Lord Graham of Edmonton

My Lords, with the leave of the House, I am very grateful indeed, first of all, to the Minister for the care that he has taken and the courtesy which he has shown to the House. Perhaps, having listened to the case opened and closed in another place, and trying to hear most of it, the great difference is that at least the noble Lord has had the opportunity in this House of making the case as he wanted to, and it has been listened to, I certainly think, with great attention.

I have rarely been in a debate involving political parties from all sides of a Chamber where there has been such unanimity as to the arguments that they wish to deploy against another force; clearly not against the arguments advanced by the Minister because, to be perfectly fair, there have been one or two shafts of light—certainly the assurances in respect of the care the Government will take to ensure that the milk that comes into this country will be of the highest possible standard.

But a very comprehensive demolition job has been done on the Government's actions in these matters over the past few months by noble Lords all around the House. It would be invidious to single out any particular contribution, except to say that the contributions we have heard from all three noble Baronesses have impressed me very much, because they come from a background of real experience in these matters. Professional experience has come from other quarters. I was enormously impressed by the contribution of the noble Baroness, Lady Elliot of Harwood, not least with the greatest deference possible to the contribution that her late husband made to the whole concept of giving to the people of this country milk which they could rely on and find completely safe.
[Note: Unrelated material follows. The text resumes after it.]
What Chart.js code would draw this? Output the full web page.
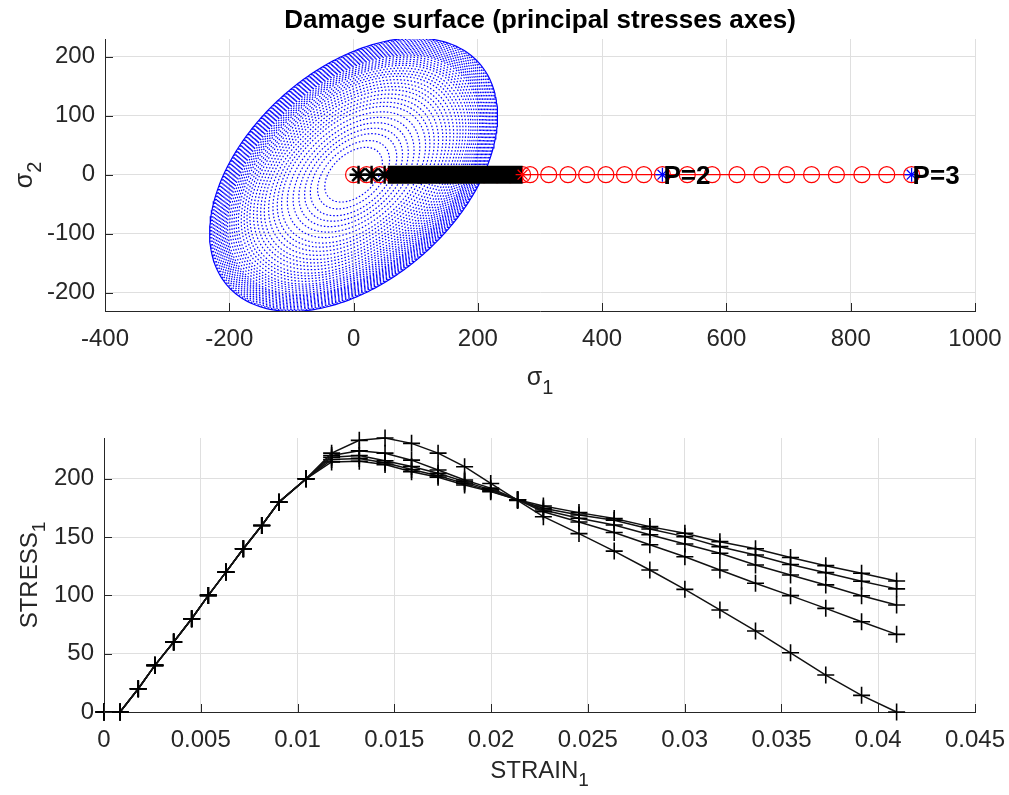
<!DOCTYPE html>
<html>
<head>
<meta charset="utf-8">
<title>Damage surface</title>
<script src="https://cdn.jsdelivr.net/npm/chart.js@4.4.0/dist/chart.umd.min.js"></script>
<style>
  html, body { margin: 0; padding: 0; background: #fff; }
  #wrap { position: relative; width: 1009px; height: 795px; }
  .panel { position: absolute; left: 0; width: 1009px; }
  #surfPanel { top: 0; height: 400px; }
  #curvePanel { top: 400px; height: 395px; }
</style>
</head>
<body>
<div id="wrap">
  <div class="panel" id="surfPanel"><canvas id="surfChart"></canvas></div>
  <div class="panel" id="curvePanel"><canvas id="curveChart"></canvas></div>
</div>
<script>
// ---- damage surface (principal stress plane) ----
const s1Ticks = [-400, -200, 0, 200, 400, 600, 800, 1000];
const s2Ticks = [-200, -100, 0, 100, 200];

// ellipse semi-axes along the (1,1) and (1,-1) directions, and the q/q0 ratio of each surface drawn
const surfAxes = [277, 175];
const surfScales = [0.2, 0.25, 0.3, 0.34, 0.38, 0.42, 0.46, 0.5, 0.53, 0.56, 0.59, 0.62, 0.645, 0.67,
  0.695, 0.72, 0.74, 0.76, 0.78, 0.8, 0.815, 0.83, 0.845, 0.86, 0.875, 0.885, 0.895, 0.905, 0.915,
  0.925, 0.935, 0.945, 0.955, 0.965, 0.975, 0.985, 0.993, 1.0];

// effective stress path (sigma_2 = 0 along the whole path)
const pathS1 = [0, 21, 42, 63, 84, 105, 126, 147, 168, 189, 210, 231, 252, 272,
  284, 314, 345, 375, 406, 436, 467, 497,
  537, 577, 617, 657, 697, 737, 777, 818, 858, 898];
const bandS1 = [55, 272];
const bandMarkS1 = [8, 29, 50, 108];
const loadLabels = ['P=2', 'P=3'];
const loadS1 = [497, 898];

// ---- stress-strain curves ----
const strainTicks = [0, 0.005, 0.01, 0.015, 0.02, 0.025, 0.03, 0.035, 0.04, 0.045];
const stressTicks = [0, 50, 100, 150, 200];
const strainSteps = [0, 0.00083, 0.00177, 0.00263, 0.0036, 0.00453, 0.00539, 0.0063, 0.0072, 0.00815,
  0.00904, 0.01044, 0.01176, 0.01319, 0.01452, 0.01589, 0.01726, 0.01863, 0.01998, 0.02137, 0.0227,
  0.02454, 0.02636, 0.0282, 0.03001, 0.03182, 0.03366, 0.03547, 0.03729, 0.03914, 0.04095];
const elasticStress = [0, 0, 20, 40, 60, 80, 100, 120, 140, 160, 180, 200];
const stressA = [222, 233, 235, 230.4, 222, 210.4, 196, 181.5, 167.5, 153, 138, 121.8, 105.2, 87.5, 69.5, 50.8, 31.7, 14.3, 0];
const stressB = [220, 224, 222, 216, 207.5, 199, 192, 182, 171.8, 163, 154, 143.5, 133.2, 121.8, 110.4, 99.8, 88.9, 77.4, 66.6];
const stressC = [218.5, 220, 215.5, 210.5, 204.7, 197.6, 190.5, 182, 173.2, 166.2, 160.4, 152, 144.1, 136.1, 126.1, 117.5, 109, 99.7, 91.8];
const stressD = [216.5, 217.5, 213.8, 208, 202.7, 196.1, 189.5, 182, 174.7, 169, 164.5, 157, 150.4, 141.8, 134.6, 126.5, 119.5, 112.2, 105.6];
const stressE = [214.5, 215, 212.2, 206, 201.3, 194.7, 189, 182, 176.7, 171, 166, 159, 153.3, 146.1, 140, 132.5, 125.5, 119, 112.3];

const FONT = '"Liberation Sans", Arial, Helvetica, sans-serif';
const AXIS_COLOR = '#262626';
const GRID_COLOR = '#dfdfdf';
const TICK_FONT = { family: FONT, size: 24 };

// polar sampling of a rotated ellipse, same as the damage criterion plot
function ellipsePoints(scale) {
  const [a, b] = surfAxes;
  const pts = [];
  for (let i = 0; i <= 315; i++) {
    const th = i * 0.02;
    const c = Math.cos(th), s = Math.sin(th);
    const u = (c + s) / Math.SQRT2;
    const v = (s - c) / Math.SQRT2;
    const r = scale / Math.sqrt(u * u / (a * a) + v * v / (b * b));
    pts.push({ x: r * c, y: r * s });
  }
  return pts;
}

function drawSubText(ctx, main, sub, x, y, rotate, size, weight) {
  ctx.save();
  ctx.translate(x, y);
  if (rotate) ctx.rotate(-Math.PI / 2);
  const mainFont = `${weight || ''} ${size}px ${FONT}`;
  const subFont = `${weight || ''} ${Math.round(size * 0.8)}px ${FONT}`;
  ctx.font = mainFont;
  const wMain = ctx.measureText(main).width;
  ctx.font = subFont;
  const wSub = sub ? ctx.measureText(sub).width : 0;
  const left = -(wMain + wSub) / 2;
  ctx.fillStyle = AXIS_COLOR;
  ctx.textBaseline = 'middle';
  ctx.textAlign = 'left';
  ctx.font = mainFont;
  ctx.fillText(main, left, 0);
  if (sub) {
    ctx.font = subFont;
    ctx.fillText(sub, left + wMain, size * 0.4);
  }
  ctx.restore();
}

// inward tick marks, axis titles, plot title and point labels
const axisDecor = {
  id: 'axisDecor',
  afterDraw(chart, args, opts) {
    const { ctx, chartArea: area, scales } = chart;
    ctx.save();
    ctx.strokeStyle = AXIS_COLOR;
    ctx.lineWidth = 1;
    scales.x.ticks.forEach(t => {
      const px = Math.round(scales.x.getPixelForValue(t.value)) + 0.5;
      ctx.beginPath();
      ctx.moveTo(px, area.bottom);
      ctx.lineTo(px, area.bottom - 8);
      ctx.stroke();
    });
    scales.y.ticks.forEach(t => {
      const py = Math.round(scales.y.getPixelForValue(t.value)) + 0.5;
      ctx.beginPath();
      ctx.moveTo(area.left, py);
      ctx.lineTo(area.left + 8, py);
      ctx.stroke();
    });
    ctx.restore();

    if (opts.title) {
      ctx.save();
      ctx.font = `bold ${opts.title.size}px ${FONT}`;
      ctx.fillStyle = '#000';
      ctx.textAlign = 'center';
      ctx.textBaseline = 'middle';
      ctx.fillText(opts.title.text, (area.left + area.right) / 2, opts.title.y);
      ctx.restore();
    }
    const xt = opts.xTitle, yt = opts.yTitle;
    drawSubText(ctx, xt.text, xt.sub, (area.left + area.right) / 2, xt.y, false, xt.size);
    drawSubText(ctx, yt.text, yt.sub, yt.x, (area.top + area.bottom) / 2, true, yt.size);

    (opts.labels || []).forEach(l => {
      ctx.save();
      ctx.font = `bold 26px ${FONT}`;
      ctx.fillStyle = '#000';
      ctx.textAlign = 'left';
      ctx.textBaseline = 'middle';
      ctx.fillText(l.text, scales.x.getPixelForValue(l.x) + 1, scales.y.getPixelForValue(l.y) + 2);
      ctx.restore();
    });
  }
};

// fixed axis box sizes so both panels line up; label overhang is ignored
function fixedX(height) {
  return s => { s.height = height; s.paddingLeft = 0; s.paddingRight = 0; };
}
function fixedY(width) {
  return s => { s.width = width; s.paddingTop = 0; s.paddingBottom = 0; };
}

function axisOptions(min, max, tickValues, fit, fmt, pad) {
  return {
    type: 'linear',
    min, max,
    afterBuildTicks: s => { s.ticks = tickValues.map(v => ({ value: v })); },
    afterFit: fit,
    grid: { color: GRID_COLOR, drawTicks: false, lineWidth: 1 },
    border: { display: true, color: AXIS_COLOR, width: 1 },
    ticks: {
      color: AXIS_COLOR, font: TICK_FONT, padding: pad,
      autoSkip: false, maxRotation: 0,
      callback: fmt
    }
  };
}

// ---- top panel ----
const surfDatasets = [];
surfScales.forEach((sc, i) => {
  surfDatasets.push({
    data: ellipsePoints(sc),
    showLine: true,
    borderColor: '#0000ff',
    borderWidth: 1.2,
    borderDash: i === surfScales.length - 1 ? [] : [1.5, 2],
    pointRadius: 0,
    order: 10
  });
});
surfDatasets.push({
  data: pathS1.map(v => ({ x: v, y: 0 })),
  showLine: true,
  borderColor: '#ff0000',
  borderWidth: 1.2,
  pointStyle: 'circle',
  pointRadius: 8,
  pointBorderColor: '#ff0000',
  pointBackgroundColor: 'rgba(0,0,0,0)',
  pointBorderWidth: 1.2,
  order: 4
});
surfDatasets.push({
  data: bandS1.map(v => ({ x: v, y: 0 })),
  showLine: true,
  borderColor: '#000',
  borderWidth: 18,
  borderCapStyle: 'butt',
  pointRadius: 0,
  order: 3
});
surfDatasets.push({
  data: bandMarkS1.map(v => ({ x: v, y: 0 })),
  showLine: false,
  pointStyle: 'star',
  pointRadius: 9,
  pointBorderColor: '#000',
  pointBorderWidth: 2.4,
  order: 3
});
surfDatasets.push({
  data: [{ x: bandS1[1], y: 0 }],
  showLine: false,
  pointStyle: 'star',
  pointRadius: 7,
  pointBorderColor: '#ff0000',
  pointBorderWidth: 1.2,
  order: 2
});
surfDatasets.push({
  data: loadS1.map(v => ({ x: v, y: 0 })),
  showLine: false,
  pointStyle: 'star',
  pointRadius: 7,
  pointBorderColor: '#0000ff',
  pointBorderWidth: 1.3,
  order: 1
});

new Chart(document.getElementById('surfChart'), {
  type: 'scatter',
  data: { datasets: surfDatasets },
  options: {
    responsive: true,
    maintainAspectRatio: false,
    animation: false,
    events: [],
    layout: { padding: { top: 39, right: 34, left: 0, bottom: 0 } },
    scales: {
      x: axisOptions(-400, 1000, s1Ticks, fixedX(89), v => String(v), 14),
      y: axisOptions(-231, 230, s2Ticks, fixedY(105), v => String(v), 10)
    },
    plugins: {
      legend: { display: false },
      tooltip: { enabled: false },
      axisDecor: {
        title: { text: 'Damage surface (principal stresses axes)', size: 26, y: 21 },
        xTitle: { text: 'σ', sub: '1', y: 378, size: 25 },
        yTitle: { text: 'σ', sub: '2', x: 25, size: 25 },
        labels: loadLabels.map((t, i) => ({ text: t, x: loadS1[i], y: 0 }))
      }
    }
  },
  plugins: [axisDecor]
});

// ---- bottom panel ----
const curveSets = [stressA, stressB, stressC, stressD, stressE];
const curveDatasets = curveSets.map(tail => {
  const stress = elasticStress.concat(tail);
  return {
    data: strainSteps.map((e, i) => ({ x: e, y: stress[i] })),
    showLine: true,
    borderColor: '#111',
    borderWidth: 1.5,
    pointStyle: 'cross',
    pointRadius: 8.5,
    pointBorderColor: '#000',
    pointBorderWidth: 1.6,
    clip: false
  };
});

new Chart(document.getElementById('curveChart'), {
  type: 'scatter',
  data: { datasets: curveDatasets },
  options: {
    responsive: true,
    maintainAspectRatio: false,
    animation: false,
    events: [],
    layout: { padding: { top: 38, right: 34, left: 0, bottom: 0 } },
    scales: {
      x: axisOptions(0, 0.045, strainTicks, fixedX(83), v => String(+v.toFixed(3)), 14),
      y: axisOptions(0, 235, stressTicks, fixedY(104), v => String(v), 10)
    },
    plugins: {
      legend: { display: false },
      tooltip: { enabled: false },
      axisDecor: {
        xTitle: { text: 'STRAIN', sub: '1', y: 371, size: 24 },
        yTitle: { text: 'STRESS', sub: '1', x: 30, size: 24 }
      }
    }
  },
  plugins: [axisDecor]
});
</script>
</body>
</html>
The great dilemma that I had in listening to the Minister was this. He saved himself literally in the last few seconds of his speech. Until then there had not been one word of what we consider important—not so much the past actions, or the present intentions, but on the future consequences concerning the effect on the doorstep delivery. If I may paraphrase what the Minister has said, he believes it is a first-class service and one that ought to be preserved. But if the French farmers are successful and comply with the requirements, the Minister says that up to 6 per cent. more sterilised milk can come in. The Minister might say: it has been a very great operation and we are sorry the patient has died. If the patient, the milk distributive industry, suffers as a consequence of this, how on earth are we going to face up to it?
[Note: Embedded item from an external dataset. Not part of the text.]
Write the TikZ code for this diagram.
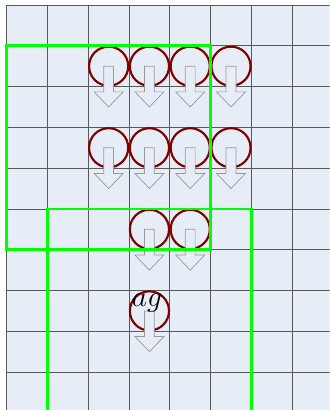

I would simply say to the Minister that we believe hat he is relying upon the milk industry to get him out of a Catch-22 situation. If the milk industry, fearful of the consequences, does its job, as the Minister believes, it will be competitive, it will be able to survive, it will be able to keep out the foreign imports, and then the industry itself will have given the game away. The industry believes at the moment that this additional burden is going to cause all the consequences. The only way they can prove that the Minister is right is by proving themselves wrong.

I listened very carefully to what the Minister said. He believes that the industry will be able to compete in the new circumstances. The industry does not; the Milk Marketing Board does not; Age Concern does not; all of the other organisations do not believe that they will be able to compete in the new circumstances. If they are wrong, all they will have are red faces. If they are proved right and the industry is damaged—if not beyond repair savagely damaged—the consumers of this country will find that they will have to travel further, pay more, or get poorer milk.

I realise the reality of the parliamentary arithmetic in these matters and I appreciate the convention that in another place a decision has been reached. For our part on these Benches we remain wholly unconvinced that the actions which the Government have taken in the past few months were necessary. We believe that they may have been taken sincerely, but that they will nevertheless prove to be enormously damaging to British interests and we do not intend to let this matter pass lightly.

On Question, Motion disagreed to.

House adjourned at a quarter-past nine o'clock.